* The Nature Photography Contest for Kids is now open and ready to accept entries! Find out more here.
This post is the first in a series designed to help budding photographers take better pictures. I am personally not a trained nor experienced photographer but have received several tips from those who are – and so I’m passing them along.
Last week at church we saw this amazing sight:
The sun was setting over our newly paved parking lot, which was covered in a veritable sea of corns. My Big Helper was excited about the shadows created by the sun – but how to photograph them?
Perspective is your point of view. It’s the way that you see things. Using a camera to take a picture of something allows you to show people your perspective – to show them how you see it. Standing in the parking lot, at my full-but-short height, this is how I saw the whole scene.
It’s a pretty scene, but it doesn’t really focus on any one part of it. If you wanted to focus in on the sheer number of acorns, then …
you might move down lower. Cut out some of the background, like the houses and the sunset, and focus on the acorns. This might be more from the perspective of a cat. It’s about that height and lets you see more about the number of the acorns in the lot.
What if I moved my camera even lower? What if I moved it almost directly above an acorn? This might be from the point of view, or perspective, of a butterfly. Butterflies might see the acorns looking like this.
But what if I wanted to show more than one acorn? What if I wanted to include the sunset but didn’t want to make it the focus?
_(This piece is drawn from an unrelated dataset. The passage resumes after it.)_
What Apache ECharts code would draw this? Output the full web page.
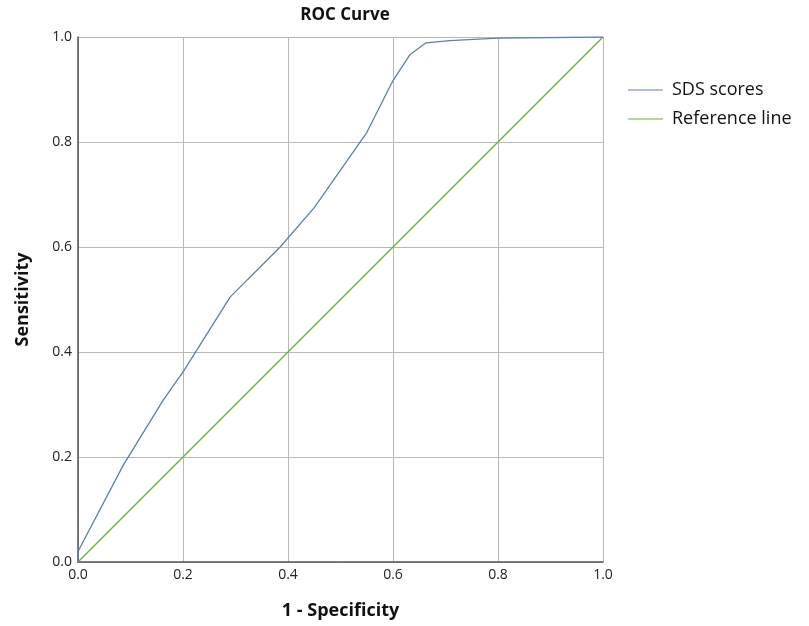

This time I moved my camera so that it was nearly sitting on the pavement. I was sitting on the pavement, moving my camera around, trying to get a good angle. This would be more from the perspective of a really tall ant. You can see the acorns, lots and lots of acorns, and you get a bit of the sunset in one corner. I think that this is the most interesting picture.
When you go out to take pictures, think about perspective. Do you want to show the top of whatever you’re photographing? Is it more important to shoot from a tall angle or a shorter angle? How can you move your body to improve the angle – sitting down, laying down, standing on a chair (with permission)?
How can you use perspective to improve your photography?